Etymology: "They" Re Michael Newman

carljweber carljweber at MSN.COM
Tue Jan 15 03:12:00 UTC 2002


Etymology: "They" Re Michael Newman

Carl Jeffrey Weber


> CJW
> It's the problem of the "gen-" morpheme. I use "genre" instead of gender,
> keeping  the root but moving it away from anatomy and physiology in the
direction of "kind".

FJ
 "Gender" does mean 'kind.'    It's generally not a good idea to replace
terms that have been around for a long time and are standard.  This has
nothing to do with anatomy and physiology.

CJW
I know. That's why I used the example "kind". "Genre" does mean "kind" too.
"Gender" has too many associations with other "gen-" words -- "gen-" coming
into English in ten-or-so different basic senses of the root . When "gender"
was adopted for grammatic use, it meant "genre", i.e., "kind" -- if memory
serves.

F J
Maybe I have missed something, but most scholars have claimed that the -o in
heo was pronounced. There are numerous spellings and forms that show
conclusively that the word must have been he-o at one time.

CJW
There are a profusion of feminine "he" and "hi" in the 15th century. This
has been
often overlooked. When Roman orthography was put to the task of representing
the English
language, the final letter of "heo" is presumed to have been pronounced and
written down. This second syllable is also seen in other Germanic languages
sharing the same
morphology in the pronouns as the feminine/plural. But in English, after
1200, it seems to be a
shakier picture as the pronouns in "h-" and those in "th-" suffle out.

Things changed. I don't believe I've come across any
scholarship that says "heo" was not basically a spelling form by the 15th
century. I have many examples from the manuscripts of Piers Plowman showing
feminine "heo". I have, as I said, looked at every form in the OED. In the
Piers manuscripts, in addition to the "heo" form, there are many instances
of feminine "he" and "hi" right up to the historical edge of printing. "He"
and "hi" as
feminine pronouns were in much wider use until a much later time than
standard histories seemed to tell.  The OED set the tone for this when it
said "heo" was beginning to sound like "he" in 1200.  This is the whole
theory behind the Alysoun Poem (c1200). The boy calls the girl "he", and
now, we just can't have that, can we. That's the orthodox position of the
"need" for "she".

FJ
Else how would we get 'sho'? The question of 'dialect' is really irrelevant
for Old English--everything was 'dialect'.  Only with the rise of London as
the power center of England do we come across what was to become the
standard.  I think you need to be more specific with the term 'dialect.'

CJW
I couldn't be sure. I try to be consistent and always mean "written dialect"
as demonstrated in a particular text. "Written dialect" is useful for me as
basically naming the consistency of forms in a particular representation.
I'm interested in the developing standard, also in the dead ends. The OED
says the forms of masc <he> and fem <heo, hio, etc.) were merging. What else
could this mean than what Pyles/Algeo suggest: "The feminine pronoun had a
variety of nominative forms, one of them [had become] identical with the
corresponding masculine form [and all-genders plural] -- certainly a
well-nigh intolerable state of affairs, forcing" the lover to say "he".

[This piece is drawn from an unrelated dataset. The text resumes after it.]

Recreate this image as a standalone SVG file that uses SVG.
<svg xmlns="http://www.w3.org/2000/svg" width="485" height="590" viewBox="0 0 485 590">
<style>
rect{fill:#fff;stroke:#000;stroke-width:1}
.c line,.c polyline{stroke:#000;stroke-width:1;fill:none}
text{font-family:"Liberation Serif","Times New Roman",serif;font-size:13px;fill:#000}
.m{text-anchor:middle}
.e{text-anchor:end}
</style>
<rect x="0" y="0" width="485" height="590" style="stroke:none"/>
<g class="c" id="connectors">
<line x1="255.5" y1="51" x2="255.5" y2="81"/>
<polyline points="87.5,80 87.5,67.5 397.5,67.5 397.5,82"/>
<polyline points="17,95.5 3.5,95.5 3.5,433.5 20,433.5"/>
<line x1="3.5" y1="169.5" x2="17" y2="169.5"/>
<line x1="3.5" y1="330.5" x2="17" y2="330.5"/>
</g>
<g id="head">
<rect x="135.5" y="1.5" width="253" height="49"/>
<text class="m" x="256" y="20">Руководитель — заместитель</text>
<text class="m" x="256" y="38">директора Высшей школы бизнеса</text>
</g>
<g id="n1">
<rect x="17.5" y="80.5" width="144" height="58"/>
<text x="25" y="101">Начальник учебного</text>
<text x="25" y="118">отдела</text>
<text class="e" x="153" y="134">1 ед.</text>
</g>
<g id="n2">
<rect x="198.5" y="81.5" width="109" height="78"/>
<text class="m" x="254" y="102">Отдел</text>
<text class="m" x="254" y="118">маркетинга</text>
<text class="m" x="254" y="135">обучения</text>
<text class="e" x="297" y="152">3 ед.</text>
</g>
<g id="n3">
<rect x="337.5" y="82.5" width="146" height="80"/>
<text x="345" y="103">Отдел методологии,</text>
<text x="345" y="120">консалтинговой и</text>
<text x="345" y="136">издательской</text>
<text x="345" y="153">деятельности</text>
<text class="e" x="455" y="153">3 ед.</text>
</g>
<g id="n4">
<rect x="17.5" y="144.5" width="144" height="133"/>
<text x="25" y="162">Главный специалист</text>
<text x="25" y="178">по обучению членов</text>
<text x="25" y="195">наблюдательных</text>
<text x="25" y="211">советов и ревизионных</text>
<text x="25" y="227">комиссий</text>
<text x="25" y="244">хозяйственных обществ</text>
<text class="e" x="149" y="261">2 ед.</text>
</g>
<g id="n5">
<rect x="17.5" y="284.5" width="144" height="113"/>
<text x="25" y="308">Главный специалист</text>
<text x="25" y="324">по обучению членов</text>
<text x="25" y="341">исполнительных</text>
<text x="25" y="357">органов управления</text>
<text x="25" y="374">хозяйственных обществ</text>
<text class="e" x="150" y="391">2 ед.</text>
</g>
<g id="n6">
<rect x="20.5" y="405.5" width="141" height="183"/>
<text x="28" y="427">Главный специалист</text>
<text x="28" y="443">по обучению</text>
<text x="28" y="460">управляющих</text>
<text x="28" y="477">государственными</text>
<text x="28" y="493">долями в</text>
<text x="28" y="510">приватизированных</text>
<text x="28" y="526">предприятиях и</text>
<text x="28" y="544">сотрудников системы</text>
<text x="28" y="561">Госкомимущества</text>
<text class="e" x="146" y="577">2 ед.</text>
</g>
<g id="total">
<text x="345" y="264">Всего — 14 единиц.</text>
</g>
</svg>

It would be interesting to see the scholarship that maintains that
generalized "heo" forms in the 15th century have the "-o" pronounced. I
concluded, once, now it turns out, perhaps incorrectly, that the "-o" of
"heo" had gone the way of the last letter in "blonde". I have alsways got
the impression from scholarship that the feminine h-stem pronouns dropped
out early. This seems not to be the case at all, as demonstrated in the
manuscripts of the A-Version of Piers. My observation on Piers is that the
h-stem feminine had great currency right up to the time of printing. Perhaps
this [hi] is the best candidate for the sought after "epicene".

Is the "-o" pronounced, or is it an orthographic marker like the "-e" in
"blonde".  English had a great resurgence in the later 1300s, when English,
after centuries as a second language, had once more become official. Poets
of the court gave up early the h-stem feminine, and since even earlier, the
h-plural had not been used  -- in courtly company, that is. Chaucer's
pronouns were not the pronouns of the folk. Those in the seventeen
manuscripts provide a more random inventory. The h-stem plural lost favor to
the th- plural because the former could no longer show number in the
preterit plural. That was very early. Next was the adoption of "she", which
seems to have been the status and prestige form, based on the very French
assumption that "he' and "she" should be distinct words. It was perhaps at
the insistence of the ladies of the court.

Printing enforced the already widespread "she". "They" was very much
historically in place already in the written dialects at the time printing
began. However, the greatest shift wrought by printing was the enforcement
of "them" and "their" over their h-stem counterparts. In merely a generation
or two, the tremendous written presence of the h-stems for "them" and
"their" is apparently booted out of the official language, but they may be
hiding in the colloquial as in "give it to 'em" in the singular and plural,
and "give it to 'er" in the singular and non-plural.